++++ RECORDS SHOWN
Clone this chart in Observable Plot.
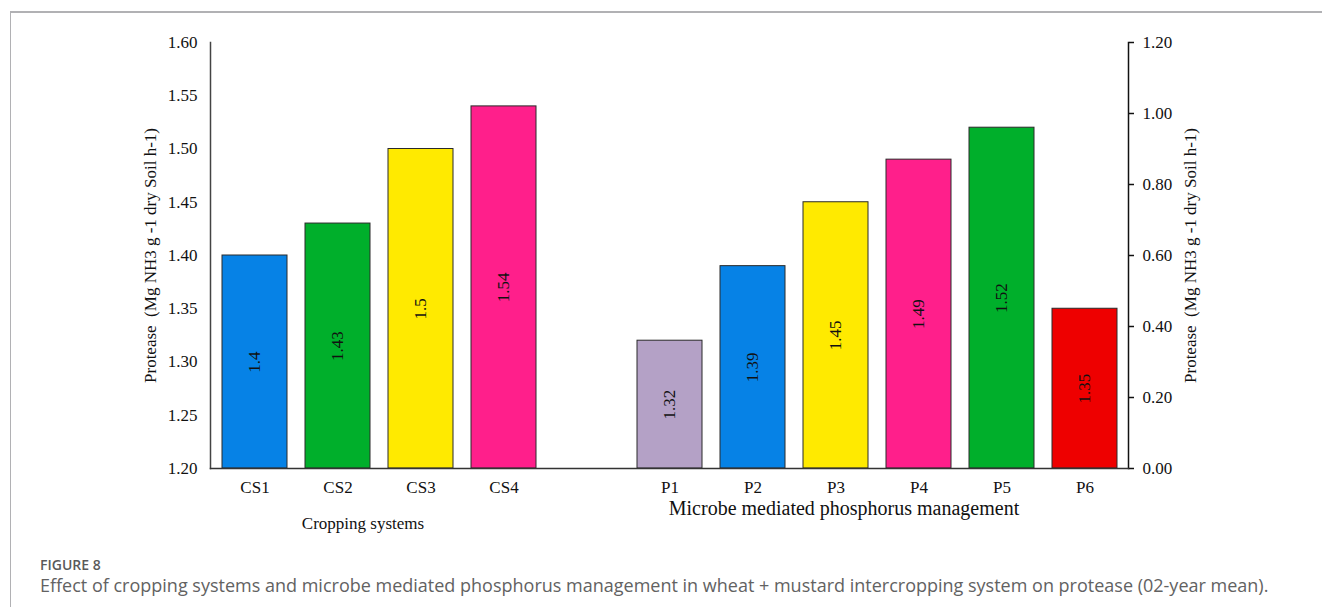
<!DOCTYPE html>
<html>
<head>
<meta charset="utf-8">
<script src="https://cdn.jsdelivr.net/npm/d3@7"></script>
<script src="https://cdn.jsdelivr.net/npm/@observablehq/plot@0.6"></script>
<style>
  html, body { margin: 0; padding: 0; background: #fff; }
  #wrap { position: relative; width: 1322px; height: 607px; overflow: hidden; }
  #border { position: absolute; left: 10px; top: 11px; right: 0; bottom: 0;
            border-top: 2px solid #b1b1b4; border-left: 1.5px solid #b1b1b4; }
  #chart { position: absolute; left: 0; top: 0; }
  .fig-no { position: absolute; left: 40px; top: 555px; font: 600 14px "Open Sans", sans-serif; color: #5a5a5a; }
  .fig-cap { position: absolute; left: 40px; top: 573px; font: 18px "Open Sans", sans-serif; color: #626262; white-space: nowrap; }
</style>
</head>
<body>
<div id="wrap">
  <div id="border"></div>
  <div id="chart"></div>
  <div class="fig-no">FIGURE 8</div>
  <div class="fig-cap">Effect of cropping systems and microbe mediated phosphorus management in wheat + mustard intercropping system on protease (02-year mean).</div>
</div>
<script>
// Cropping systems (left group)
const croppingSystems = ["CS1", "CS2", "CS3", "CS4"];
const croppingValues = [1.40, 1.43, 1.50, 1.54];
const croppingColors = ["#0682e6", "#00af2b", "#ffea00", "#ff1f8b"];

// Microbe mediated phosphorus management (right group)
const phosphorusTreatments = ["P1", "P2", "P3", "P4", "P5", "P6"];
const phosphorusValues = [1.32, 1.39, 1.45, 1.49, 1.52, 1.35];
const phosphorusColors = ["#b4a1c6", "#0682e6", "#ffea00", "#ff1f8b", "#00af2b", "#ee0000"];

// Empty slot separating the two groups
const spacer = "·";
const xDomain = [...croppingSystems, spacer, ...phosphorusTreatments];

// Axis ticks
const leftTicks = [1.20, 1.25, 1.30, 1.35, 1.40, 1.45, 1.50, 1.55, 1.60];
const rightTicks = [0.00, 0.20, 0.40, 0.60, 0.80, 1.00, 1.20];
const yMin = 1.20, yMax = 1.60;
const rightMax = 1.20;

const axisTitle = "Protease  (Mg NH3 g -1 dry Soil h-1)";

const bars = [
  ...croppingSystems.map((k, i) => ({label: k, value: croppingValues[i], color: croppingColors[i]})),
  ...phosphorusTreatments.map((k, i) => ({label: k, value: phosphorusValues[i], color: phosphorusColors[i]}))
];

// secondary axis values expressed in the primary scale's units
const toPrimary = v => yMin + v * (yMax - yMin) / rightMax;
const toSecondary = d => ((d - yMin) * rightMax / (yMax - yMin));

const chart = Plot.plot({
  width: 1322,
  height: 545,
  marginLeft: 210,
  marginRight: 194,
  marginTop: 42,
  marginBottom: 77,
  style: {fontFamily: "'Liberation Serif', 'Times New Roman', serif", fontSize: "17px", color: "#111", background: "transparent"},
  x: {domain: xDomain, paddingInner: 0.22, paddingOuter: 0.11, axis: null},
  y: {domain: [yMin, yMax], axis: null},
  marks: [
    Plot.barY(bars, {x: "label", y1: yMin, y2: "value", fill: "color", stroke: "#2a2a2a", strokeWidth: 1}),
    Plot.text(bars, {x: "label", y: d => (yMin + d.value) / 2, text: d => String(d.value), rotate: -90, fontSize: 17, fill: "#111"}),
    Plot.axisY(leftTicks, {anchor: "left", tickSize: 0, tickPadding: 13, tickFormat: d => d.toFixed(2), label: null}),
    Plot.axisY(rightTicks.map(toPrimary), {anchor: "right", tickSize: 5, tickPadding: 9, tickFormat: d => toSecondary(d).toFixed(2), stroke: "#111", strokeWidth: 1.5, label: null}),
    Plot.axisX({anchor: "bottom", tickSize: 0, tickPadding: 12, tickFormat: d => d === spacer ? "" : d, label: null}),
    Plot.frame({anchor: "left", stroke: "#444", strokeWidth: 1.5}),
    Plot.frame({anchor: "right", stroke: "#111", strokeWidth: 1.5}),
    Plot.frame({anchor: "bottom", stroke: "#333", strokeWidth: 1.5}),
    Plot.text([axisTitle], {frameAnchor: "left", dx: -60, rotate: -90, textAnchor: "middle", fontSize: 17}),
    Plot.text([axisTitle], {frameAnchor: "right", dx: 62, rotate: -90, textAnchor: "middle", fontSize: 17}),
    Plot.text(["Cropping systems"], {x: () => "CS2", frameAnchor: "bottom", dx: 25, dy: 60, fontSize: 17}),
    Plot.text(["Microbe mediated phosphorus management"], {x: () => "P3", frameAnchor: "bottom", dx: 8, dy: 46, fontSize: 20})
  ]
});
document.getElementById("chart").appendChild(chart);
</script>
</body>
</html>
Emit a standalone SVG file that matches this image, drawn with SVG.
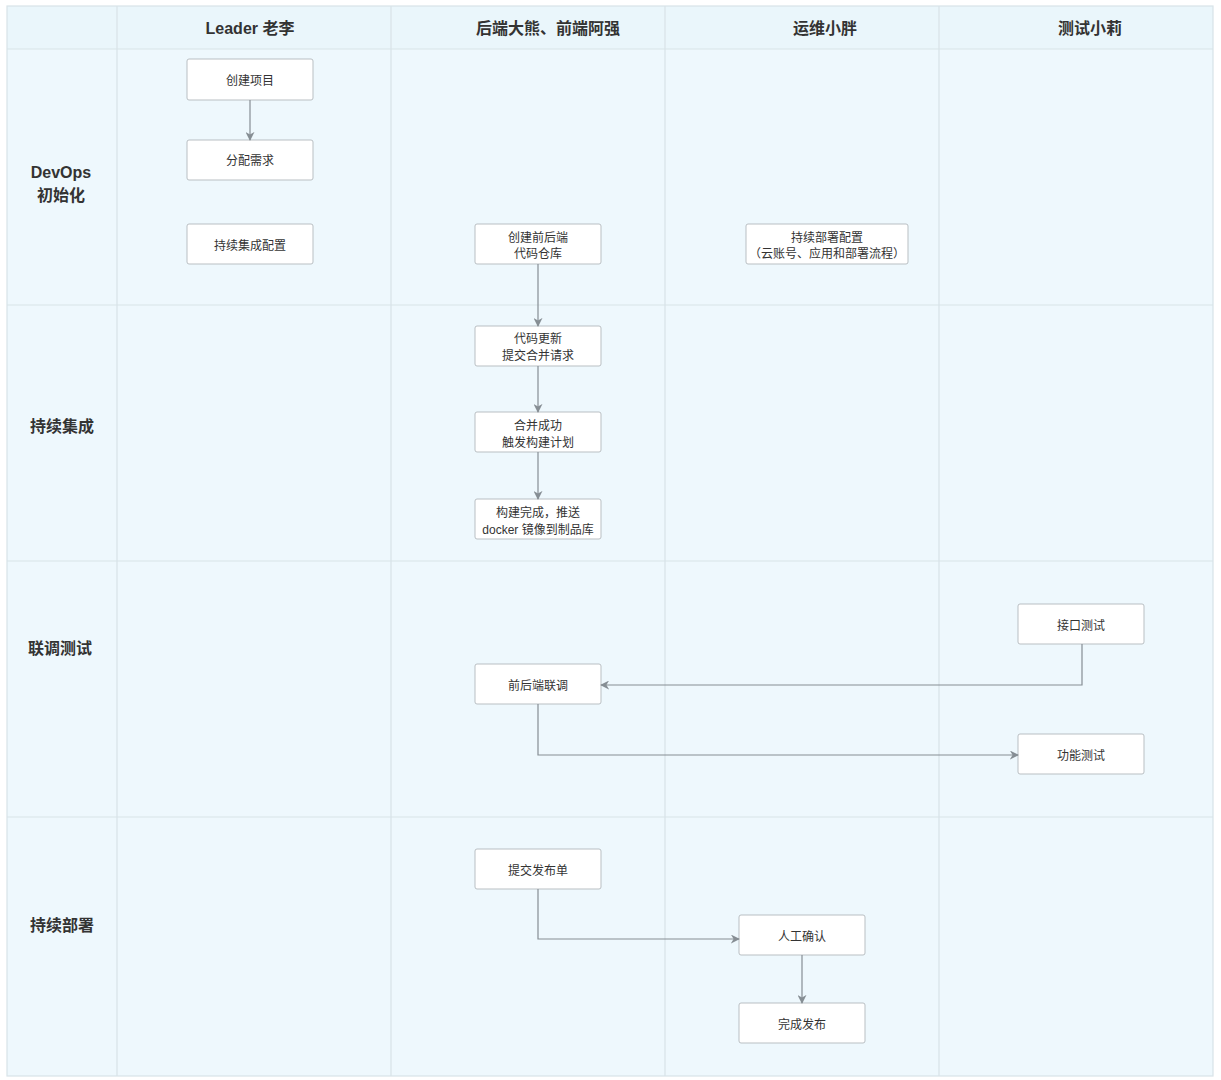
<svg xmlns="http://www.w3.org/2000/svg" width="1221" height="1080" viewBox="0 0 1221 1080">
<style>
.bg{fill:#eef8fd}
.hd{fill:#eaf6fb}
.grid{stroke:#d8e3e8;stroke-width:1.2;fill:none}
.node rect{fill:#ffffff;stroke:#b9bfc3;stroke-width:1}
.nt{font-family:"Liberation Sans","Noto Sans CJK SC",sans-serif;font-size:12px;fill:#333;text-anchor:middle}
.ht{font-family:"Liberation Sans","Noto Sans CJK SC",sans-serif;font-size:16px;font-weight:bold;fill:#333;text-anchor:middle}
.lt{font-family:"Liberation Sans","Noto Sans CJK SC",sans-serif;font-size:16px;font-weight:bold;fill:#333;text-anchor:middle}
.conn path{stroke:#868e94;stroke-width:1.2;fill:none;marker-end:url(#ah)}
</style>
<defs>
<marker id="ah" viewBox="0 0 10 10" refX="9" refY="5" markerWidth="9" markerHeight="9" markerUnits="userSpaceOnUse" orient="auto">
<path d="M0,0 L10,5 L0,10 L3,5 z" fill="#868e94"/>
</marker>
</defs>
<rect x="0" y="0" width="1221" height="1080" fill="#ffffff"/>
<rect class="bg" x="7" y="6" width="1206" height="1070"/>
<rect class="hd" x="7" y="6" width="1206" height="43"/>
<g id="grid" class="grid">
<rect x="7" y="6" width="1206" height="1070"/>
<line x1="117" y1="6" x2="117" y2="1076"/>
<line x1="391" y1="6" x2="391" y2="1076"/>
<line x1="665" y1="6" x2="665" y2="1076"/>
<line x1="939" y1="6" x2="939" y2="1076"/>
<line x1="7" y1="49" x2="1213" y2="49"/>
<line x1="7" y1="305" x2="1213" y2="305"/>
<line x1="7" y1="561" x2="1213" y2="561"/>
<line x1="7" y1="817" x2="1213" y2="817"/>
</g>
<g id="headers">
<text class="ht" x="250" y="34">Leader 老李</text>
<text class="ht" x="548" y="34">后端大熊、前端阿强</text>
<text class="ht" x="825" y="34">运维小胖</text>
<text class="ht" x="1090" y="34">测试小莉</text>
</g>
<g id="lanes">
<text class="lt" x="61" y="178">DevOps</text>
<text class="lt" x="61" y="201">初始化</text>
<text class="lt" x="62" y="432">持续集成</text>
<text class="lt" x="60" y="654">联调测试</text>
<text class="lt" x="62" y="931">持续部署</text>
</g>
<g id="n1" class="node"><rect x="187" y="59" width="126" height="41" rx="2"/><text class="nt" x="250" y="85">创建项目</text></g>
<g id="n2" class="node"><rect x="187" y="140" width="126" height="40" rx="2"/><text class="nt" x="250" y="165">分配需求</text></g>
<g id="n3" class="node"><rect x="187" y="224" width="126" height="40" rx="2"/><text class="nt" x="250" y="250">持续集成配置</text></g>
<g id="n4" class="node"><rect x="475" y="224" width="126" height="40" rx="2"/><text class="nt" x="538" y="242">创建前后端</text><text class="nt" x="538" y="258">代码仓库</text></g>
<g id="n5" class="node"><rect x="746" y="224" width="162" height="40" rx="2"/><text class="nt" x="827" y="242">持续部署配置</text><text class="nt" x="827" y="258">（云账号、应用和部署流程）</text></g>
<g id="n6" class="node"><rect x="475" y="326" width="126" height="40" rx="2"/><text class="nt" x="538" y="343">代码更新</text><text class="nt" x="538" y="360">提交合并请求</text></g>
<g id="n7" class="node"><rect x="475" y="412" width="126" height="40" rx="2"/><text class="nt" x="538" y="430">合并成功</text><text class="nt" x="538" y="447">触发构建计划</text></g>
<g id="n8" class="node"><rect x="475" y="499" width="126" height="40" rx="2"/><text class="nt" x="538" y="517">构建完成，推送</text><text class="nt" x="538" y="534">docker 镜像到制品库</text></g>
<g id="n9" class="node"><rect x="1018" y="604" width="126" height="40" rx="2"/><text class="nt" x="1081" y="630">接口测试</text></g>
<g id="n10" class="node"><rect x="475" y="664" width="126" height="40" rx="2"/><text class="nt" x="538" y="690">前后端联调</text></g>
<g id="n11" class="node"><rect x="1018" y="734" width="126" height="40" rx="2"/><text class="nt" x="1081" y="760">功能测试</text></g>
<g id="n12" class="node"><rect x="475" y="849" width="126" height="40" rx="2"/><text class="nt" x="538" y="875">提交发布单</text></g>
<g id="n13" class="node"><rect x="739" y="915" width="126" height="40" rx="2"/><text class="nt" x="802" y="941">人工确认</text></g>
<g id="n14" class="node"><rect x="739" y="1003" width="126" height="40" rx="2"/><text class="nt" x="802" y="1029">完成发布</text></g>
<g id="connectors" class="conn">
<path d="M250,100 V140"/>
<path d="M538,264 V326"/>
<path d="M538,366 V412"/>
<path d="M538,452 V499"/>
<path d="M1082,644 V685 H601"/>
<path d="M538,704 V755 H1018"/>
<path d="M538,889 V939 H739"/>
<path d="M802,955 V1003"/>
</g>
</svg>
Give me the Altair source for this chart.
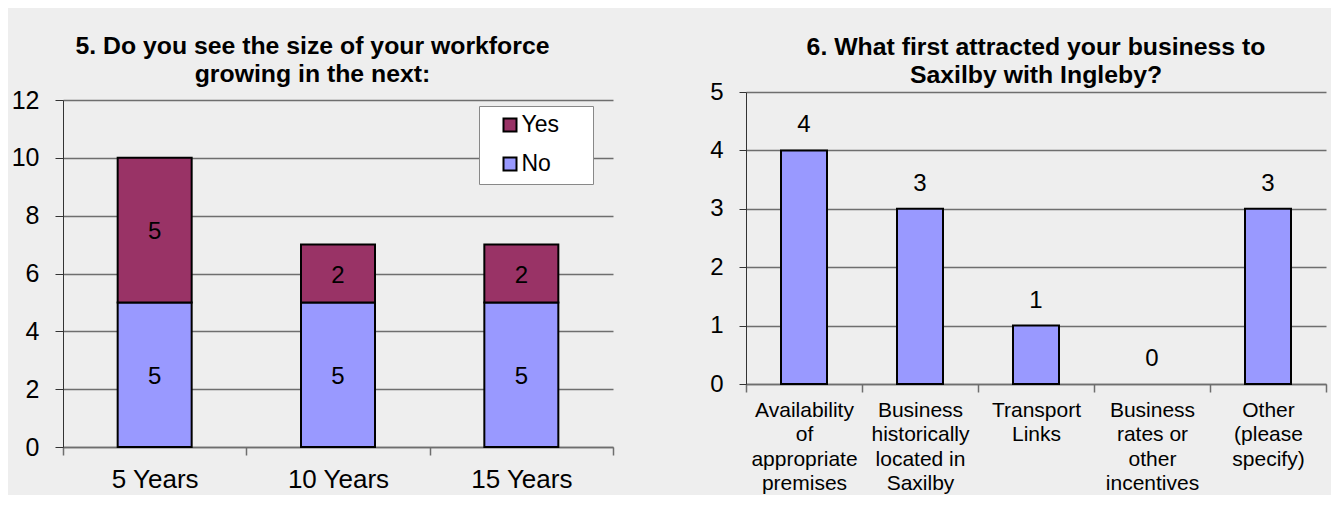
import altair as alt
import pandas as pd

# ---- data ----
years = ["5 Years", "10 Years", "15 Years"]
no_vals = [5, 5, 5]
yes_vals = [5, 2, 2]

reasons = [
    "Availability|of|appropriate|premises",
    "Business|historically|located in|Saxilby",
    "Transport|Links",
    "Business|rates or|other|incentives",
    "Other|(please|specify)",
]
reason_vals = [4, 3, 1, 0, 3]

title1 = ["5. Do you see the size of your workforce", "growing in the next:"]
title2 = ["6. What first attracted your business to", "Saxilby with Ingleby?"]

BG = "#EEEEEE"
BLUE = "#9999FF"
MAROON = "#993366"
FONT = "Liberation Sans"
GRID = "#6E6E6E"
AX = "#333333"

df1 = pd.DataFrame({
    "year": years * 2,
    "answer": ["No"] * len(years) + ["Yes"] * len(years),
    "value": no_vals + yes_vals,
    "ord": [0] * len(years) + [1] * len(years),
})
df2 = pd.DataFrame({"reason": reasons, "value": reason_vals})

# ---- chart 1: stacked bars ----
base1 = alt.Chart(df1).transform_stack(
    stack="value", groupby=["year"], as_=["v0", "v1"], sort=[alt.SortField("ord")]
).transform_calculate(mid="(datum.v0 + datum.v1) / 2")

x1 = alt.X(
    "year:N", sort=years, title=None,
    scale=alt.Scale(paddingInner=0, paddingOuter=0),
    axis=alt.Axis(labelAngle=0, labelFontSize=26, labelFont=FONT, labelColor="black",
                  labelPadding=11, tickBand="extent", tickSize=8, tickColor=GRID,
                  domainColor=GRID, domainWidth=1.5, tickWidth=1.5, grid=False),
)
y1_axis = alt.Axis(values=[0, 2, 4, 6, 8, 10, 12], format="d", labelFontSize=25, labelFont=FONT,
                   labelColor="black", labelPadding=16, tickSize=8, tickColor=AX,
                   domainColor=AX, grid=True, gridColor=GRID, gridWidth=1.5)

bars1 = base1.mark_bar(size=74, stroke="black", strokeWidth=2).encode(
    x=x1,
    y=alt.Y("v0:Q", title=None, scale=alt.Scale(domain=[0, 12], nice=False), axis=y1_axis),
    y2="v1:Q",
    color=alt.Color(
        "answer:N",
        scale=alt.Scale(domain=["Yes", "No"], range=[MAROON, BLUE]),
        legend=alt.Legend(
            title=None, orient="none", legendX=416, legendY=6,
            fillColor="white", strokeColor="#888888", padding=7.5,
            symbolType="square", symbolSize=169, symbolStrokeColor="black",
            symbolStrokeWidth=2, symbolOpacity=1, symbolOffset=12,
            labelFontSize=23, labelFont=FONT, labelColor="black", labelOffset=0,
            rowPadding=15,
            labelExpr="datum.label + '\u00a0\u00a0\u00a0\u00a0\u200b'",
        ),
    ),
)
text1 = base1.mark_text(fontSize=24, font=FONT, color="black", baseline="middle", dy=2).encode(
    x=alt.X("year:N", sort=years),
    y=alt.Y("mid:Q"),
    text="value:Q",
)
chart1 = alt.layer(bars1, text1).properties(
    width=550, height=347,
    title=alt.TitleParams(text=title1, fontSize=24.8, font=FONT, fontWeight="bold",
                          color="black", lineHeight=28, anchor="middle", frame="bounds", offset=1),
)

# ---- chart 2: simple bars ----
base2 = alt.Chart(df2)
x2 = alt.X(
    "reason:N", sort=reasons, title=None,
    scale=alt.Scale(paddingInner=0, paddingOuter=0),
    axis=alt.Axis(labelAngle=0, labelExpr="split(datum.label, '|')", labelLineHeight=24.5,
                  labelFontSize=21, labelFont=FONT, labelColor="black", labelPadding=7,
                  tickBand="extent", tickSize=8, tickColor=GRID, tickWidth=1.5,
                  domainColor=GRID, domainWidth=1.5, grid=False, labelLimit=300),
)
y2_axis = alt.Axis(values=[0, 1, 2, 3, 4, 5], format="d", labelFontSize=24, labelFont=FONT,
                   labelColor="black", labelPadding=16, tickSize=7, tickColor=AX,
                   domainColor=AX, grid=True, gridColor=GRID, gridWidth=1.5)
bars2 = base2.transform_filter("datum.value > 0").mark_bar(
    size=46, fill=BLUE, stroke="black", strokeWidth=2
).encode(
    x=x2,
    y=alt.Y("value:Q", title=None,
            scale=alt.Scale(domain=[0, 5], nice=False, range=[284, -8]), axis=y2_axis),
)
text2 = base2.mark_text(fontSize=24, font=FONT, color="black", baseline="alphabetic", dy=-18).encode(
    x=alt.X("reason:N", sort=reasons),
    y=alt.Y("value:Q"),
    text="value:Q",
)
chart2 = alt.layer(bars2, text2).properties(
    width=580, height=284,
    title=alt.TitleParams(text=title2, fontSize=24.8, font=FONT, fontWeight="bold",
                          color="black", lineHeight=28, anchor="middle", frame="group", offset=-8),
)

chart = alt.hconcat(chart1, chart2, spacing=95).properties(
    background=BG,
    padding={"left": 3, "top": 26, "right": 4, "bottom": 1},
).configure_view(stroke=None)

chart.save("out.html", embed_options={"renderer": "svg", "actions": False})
++++++++
[WRITTEN EXERCISE]
Only the number is wanted: how many lines in the data include the word "this"?

[COMPLETED TASK]
3